The story starts with the formation of active, sharp-crested dunes at the foreshore, with sand-containing lime being trapped by such plants as marram grass (Ammophila arenaria). As this stretch of coastline builds outwards, as has been demonstrated by the study of ancient maps produced by cartographers such as Saxton, new dunes may develop the seaward of the original ridge. When this occurs, the inner dunes will start to decay, because they are cut off from their sand supply. As they stabilise they become colonised by more and more vegetation, including heather, gorse, and, finally, trees. The calcium carbonate content of the dunes is reduced by leaching, the organic content builds up, and marked podzolic soil profiles develop. Between the dune ridges are low lying areas, called ‘slacks’, which are wet areas with their own vegetation assemblages. In theory, we have here an example of geomorphological evolution related to plant succession (Wilson 1960), but this is sometimes disrupted by burning, grazing, trampling, and, in the past, bombing.

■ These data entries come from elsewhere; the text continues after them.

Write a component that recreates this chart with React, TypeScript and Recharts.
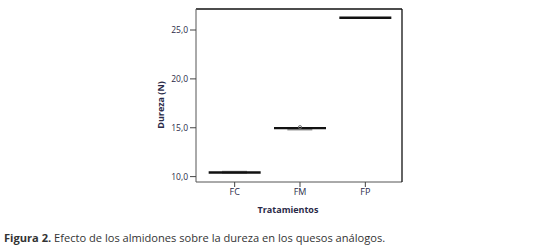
import React from 'react';
import { ComposedChart, Bar, Scatter, XAxis, YAxis } from 'recharts';

const categories = ['FC', 'FM', 'FP'];
const q1Values = [10.3, 14.72, 26.22];
const q3Values = [10.6, 14.95, 26.22];
const medianValues = [10.42, 14.96, 26.25];
const outlierValues: (number | null)[] = [null, 15.06, null];
const yTicks = [10, 15, 20, 25];
const yDomain = [9.45, 27.15];

const data = categories.map((cat, i) => ({
  cat,
  q1: q1Values[i],
  q3: q3Values[i],
  median: medianValues[i],
  outlier: outlierValues[i],
}));

const TEXT = '#2a2a48';
const FONT = '"Open Sans", sans-serif';

const MedianShape = (props: any) => {
  const { cx, cy } = props;
  if (cx == null || cy == null || isNaN(cy)) return null;
  return <line x1={cx - 26} x2={cx + 26} y1={cy} y2={cy} stroke="#111" strokeWidth={2.4} />;
};

const OutlierShape = (props: any) => {
  const { cx, cy, payload } = props;
  if (!payload || payload.outlier == null || cy == null || isNaN(cy)) return null;
  return <circle cx={cx} cy={cy} r={1.6} fill="none" stroke="#666" strokeWidth={0.9} />;
};

const YLabel = (props: any) => {
  const vb = props.viewBox || {};
  const x = (vb.x ?? 150) + 10;
  const y = 105;
  return (
    <text
      x={x}
      y={y}
      transform={`rotate(-90, ${x}, ${y})`}
      textAnchor="middle"
      dominantBaseline="central"
      fontFamily={FONT}
      fontSize={9}
      fontWeight="bold"
      fill={TEXT}
    >
      Dureza (N)
    </text>
  );
};

export default function App() {
  return (
    <div style={{ position: 'absolute', left: 0, top: 0, width: 559, height: 246, background: '#fff' }}>
      <ComposedChart
        width={559}
        height={246}
        data={data}
        margin={{ top: 8, right: 156, bottom: 24, left: 150 }}
      >
        <XAxis
          dataKey="cat"
          type="category"
          padding={{ left: 6, right: 4 }}
          axisLine={{ stroke: '#555', strokeWidth: 1 }}
          tickLine={{ stroke: '#444' }}
          tickSize={5}
          height={40}
          tick={{ fontFamily: FONT, fontSize: 9, fill: TEXT }}
          label={{
            value: 'Tratamientos',
            position: 'insideBottom',
            offset: 9,
            dx: -11,
            fontFamily: FONT,
            fontSize: 9,
            fontWeight: 'bold',
            fill: TEXT,
          }}
        />
        <XAxis
          xAxisId="top"
          dataKey="cat"
          type="category"
          orientation="top"
          height={1}
          tick={false}
          tickLine={false}
          axisLine={{ stroke: '#111', strokeWidth: 1.3 }}
        />
        <YAxis
          type="number"
          domain={yDomain}
          ticks={yTicks}
          allowDataOverflow
          width={46}
          tickSize={6}
          axisLine={{ stroke: '#555', strokeWidth: 1 }}
          tickLine={{ stroke: '#444' }}
          tick={{ fontFamily: FONT, fontSize: 8.5, fill: TEXT }}
          tickFormatter={(v: number) => v.toFixed(1).replace('.', ',')}
          label={<YLabel />}
        />
        <YAxis
          yAxisId="right"
          orientation="right"
          type="number"
          domain={yDomain}
          width={1}
          tick={false}
          tickLine={false}
          axisLine={{ stroke: '#111', strokeWidth: 1.3 }}
        />
        <Bar
          dataKey={(d: any) => [d.q1, d.q3]}
          fill="#9a9a9a"
          barSize={25}
          isAnimationActive={false}
        />
        <Scatter dataKey="median" shape={<MedianShape />} isAnimationActive={false} />
        <Scatter dataKey="outlier" shape={<OutlierShape />} isAnimationActive={false} />
      </ComposedChart>
      <div
        style={{
          position: 'absolute',
          left: 4,
          top: 231,
          fontFamily: FONT,
          fontSize: 11.1,
          color: '#333',
          whiteSpace: 'nowrap',
          lineHeight: '14px',
        }}
      >
        <b>Figura 2.</b> Efecto de los almidones sobre la dureza en los quesos análogos.
      </div>
    </div>
  );
}
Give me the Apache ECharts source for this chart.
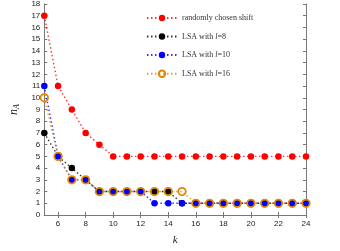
<!DOCTYPE html>
<html><head><meta charset="utf-8">
<script src="https://cdn.jsdelivr.net/npm/echarts@6/dist/echarts.min.js"></script>
<style>html,body{margin:0;padding:0;background:#fff}#c{width:340px;height:251px}</style>
</head><body><div id="c"></div>
<script>
var k = [5,6,7,8,9,10,11,12,13,14,15,16,17,18,19,20,21,22,23,24];
var randomShift = [17,11,9,7,6,5,5,5,5,5,5,5,5,5,5,5,5,5,5,5];
var lsa8  = [7,5,4,3,2,2,2,2,2,2,1,1,1,1,1,1,1,1,1,1];
var lsa10 = [11,5,3,3,2,2,2,2,1,1,1,1,1,1,1,1,1,1,1,1];
var lsa16 = [10,5,3,3,2,2,2,2,2,2,2,1,1,1,1,1,1,1,1,1];
var xTicks = [6,8,10,12,14,16,18,20,22,24];
var names = ['randomly chosen shift','LSA with l=8','LSA with l=10','LSA with l=16'];

function pairs(v){ return k.map(function(x,i){return [x,v[i]];}); }
var axisCol = '#777';
var chart = echarts.init(document.getElementById('c'), null, {renderer:'canvas'});
function mk(name, data, color, opts){
  var s = {
    name: name, type:'line', data: pairs(data), symbol:'circle', symbolSize: 6.5,
    lineStyle:{color: color, width:1.4, type:[1.5,2.5], opacity:0.8},
    itemStyle:{color: color}, animation:false
  };
  for (var key in opts) s[key]=opts[key];
  return s;
}
chart.setOption({
  animation:false,
  grid:{left:25, right:34, top:3, bottom:27, containLabel:false},
  legend:{
    orient:'vertical', left:141, top:9, itemWidth:30, itemHeight:8, itemGap:10.5,
    data:names,
    formatter:function(n){ return n.replace(' l=', ' {i|l}='); },
    textStyle:{fontFamily:'Liberation Serif', fontSize:8, color:'#333',
      rich:{i:{fontFamily:'Liberation Serif', fontStyle:'italic', fontSize:8, color:'#333'}}}
  },
  xAxis:[{
    type:'value', min:5, max:24, position:'bottom',
    name:'k', nameLocation:'middle', nameGap:20,
    nameTextStyle:{fontFamily:'Liberation Serif', fontStyle:'italic', fontSize:11, color:'#222'},
    axisLine:{show:true, lineStyle:{color:axisCol, width:1}},
    axisTick:{show:true, inside:true, length:3, customValues:xTicks, lineStyle:{color:axisCol}},
    axisLabel:{customValues:xTicks, fontSize:8, color:'#222', margin:5, fontFamily:'Liberation Sans'},
    splitLine:{show:false}
  },{
    type:'value', min:5, max:24, position:'top',
    axisLine:{show:true, lineStyle:{color:axisCol, width:1}},
    axisTick:{show:true, inside:true, length:3, customValues:xTicks, lineStyle:{color:axisCol}},
    axisLabel:{show:false}, splitLine:{show:false}
  }],
  yAxis:[{
    type:'value', min:0, max:18, interval:1, position:'left',
    name:'{n|n}{s|A}', nameLocation:'middle', nameGap:19, nameRotate:90,
    nameTextStyle:{rich:{
      n:{fontFamily:'Liberation Serif', fontStyle:'italic', fontSize:12, color:'#222'},
      s:{fontFamily:'Liberation Serif', fontStyle:'italic', fontSize:8, color:'#222', padding:[5,0,0,0]}
    }},
    axisLine:{show:true, lineStyle:{color:axisCol, width:1}},
    axisTick:{show:true, inside:true, length:3, lineStyle:{color:axisCol}},
    axisLabel:{fontSize:8, color:'#222', margin:4, fontFamily:'Liberation Sans'},
    splitLine:{show:false}
  },{
    type:'value', min:0, max:18, interval:1, position:'right',
    axisLine:{show:true, lineStyle:{color:axisCol, width:1}},
    axisTick:{show:true, inside:true, length:3, lineStyle:{color:axisCol}},
    axisLabel:{show:false}, splitLine:{show:false}
  }],
  series:[
    mk(names[0], randomShift, '#ff0000', {}),
    mk(names[1], lsa8, '#000000', {}),
    mk(names[2], lsa10, '#0000ff', {}),
    mk(names[3], lsa16, '#e08600', {
      symbolSize:7.5,
      itemStyle:{color:'rgba(255,255,255,0)', borderColor:'#e08600', borderWidth:1.8}
    })
  ]
});
</script></body></html>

Before about 1600 AD, the coastline was considerably to the west of its present position (Fig. 9.13) and probably consisted of a low cliff of Tertiary sands and gravels (Bracklesham Group). Since that time, archival and cartographic research has revealed that the land built out seawards by c. 800–850 m in the north and by 300–350 m in the south. A sequence of four dune ridges and inter-dune slacks developed, and as this went on some lagoons were formed. These have gradually become isolated from the sea to produce freshwater lakes known as Little Sea and Eastern Lake. The sequence of development is shown in Fig. 9.14. Examples of two maps used to reconstruct this evolution are shown in Fig. 9.15. The innermost (western ridge), conventionally called Third Ridge, had more or less been completed by the 1720s, the second dune complex, Second Ridge, seems to have been fully developed by the 1840s and First Ridge by about 1900. Zero Ridge has developed since the 1950s and continues to do so (Carr 1971).

Fig. 9.13

(modified from May 2003, Fig. 7.4)

The ages of the landforms on South Haven Peninsula

Fig. 9.14

The evolution of the South Haven Peninsula since c. 1600 AD (from Goudie and Brunsden 1997, Fig. 12)

Fig. 9.15

(modified from Diver 1933)

Two maps of the South Haven Peninsula from 1785 to 1849, which are of particular interest as they show the evolution of the Little Sea

Inland from the South Haven Peninsula is Poole Harbour. This large feature, which is a drowned valley into which the rivers Frome and Piddle currently flow, was probably created by the post-glacial rise of sea level, which was more or less complete around 5000–6000 years ago. Since that time the Harbour has become progressively silted up and mudflats and salt marshes have developed. Just as various grasses proved to be fundamental in the formation of the dunes at Studland, various halophytic silt-trapping plants, including Spartina, have played a fundamental role in marsh development.

9.6 Conclusions

In this book, we have included three chapters that relate to the Jurassic Coast World Heritage Site (WHS). This is because it is the only natural (as opposed to cultural) WHS in England and Wales, and was nominated because of the superlative nature of its geological history and geomorphological development. The links between geological history and landform development from the Jurassic through to the Holocene are well revealed in eastern Dorset. Here there are some remarkable coastal features, including major mass movements behind Weymouth Beach, at Osmington Mills and White Nothe. Further east, in the vicinity of Lulworth Cove, fluvial and coastal erosion have produced a series of different bay forms developed in Jurassic and Cretaceous rocks, including Durdle Door and Scratchy Bottom. At South Haven (Studland) Peninsula, the course of coastal dune evolution over more than four centuries has been established. Both the dunes at Studland and the salt marshes in Poole Harbour display the role of vegetation in coastal evolution in the late Holocene.